What is wrong with TOGAF in practice.

TOGAF is like a religion, so one has to be very careful about saying anything against it. But ...

There are no real facts to suggest it works in practice. Most TOGAF initiatives fail, and have failed for a decade, but everyone pretends else-wise and says the next version will be better.

TOGAF has hang overs from its origin, originators and vendor sponsors - most of  whom want to treat EA as if it is a super solution architecture (or even SW Engineering approach) which it is not.  So they suggest iterations - which make perfect sense so projects/SW - but are ill-suited to architecture and governance activities which are processes (i.e. continuous and incremental not cyclic and iterative). This is also to mistake EA for EA implementation (which is obviously a different thing entirely) just as using/applying knowledge management is a different thing from implementation a knowledge management solution/approach.
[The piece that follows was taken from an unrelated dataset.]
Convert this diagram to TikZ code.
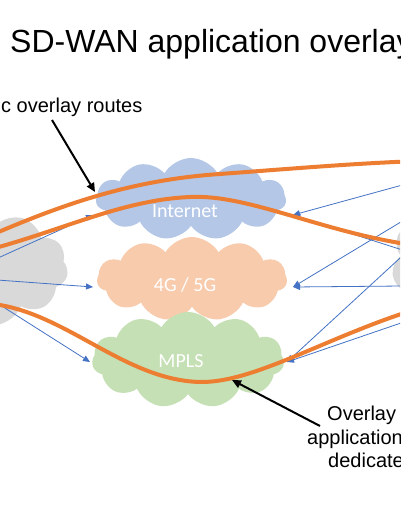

TOGAF places  requirements at the centre (which makes sense) but provides almost no information on how they should be dealt with (or what in fact they are); etc. And I suspect in their hearts they mistake business for SW requirements like most of the industry.

But putting all this aside the real issue is that TOGAF is just too abstract to be useful. What it says is often true, but is so facile as not to be useful.

If one wanted to implement Accounting one could:
a) implement an accounting system and immediately have a way to generate invoices, track debtors, apply tax codes, and have many reporting options (as starting points). One could then extend and adapt the system to meet any unique or specific needs.
b) read tomes on the locally applicable accounting methodology and tax codes and create an accounting practice using a mix of word documents, spreadsheets, etc. and perhaps creates one's own database. Then would could try and develop charts, reports etc. The system might work well for an individual who understood it well and it would keep teams of book keepers (often employed as consultants or contractors busy).
c) read an abstract method that encompasses the principles of all accounting methods globally with a set of abstract high level steps and building blocks - expressed so as not to relate to any country, organisation, domain, sector or system. It would be full of abstract aphorisms and concepts most of which make sense at some level - but provide precious little practical and pragmatic advice on what to actually do tomorrow.

The same is true for EA. As architects love abstraction, anything to get away from the business and business value, they always seem to favour c). Which is why they gravitate to TOGAF.

The challenge for many with a) is that it demystifies EA and makes it a prosaic thing anyone can use without needing to read a foot of paper on abstractions, frameworks, taxonomies, reference models, etc.   What architect will go for that?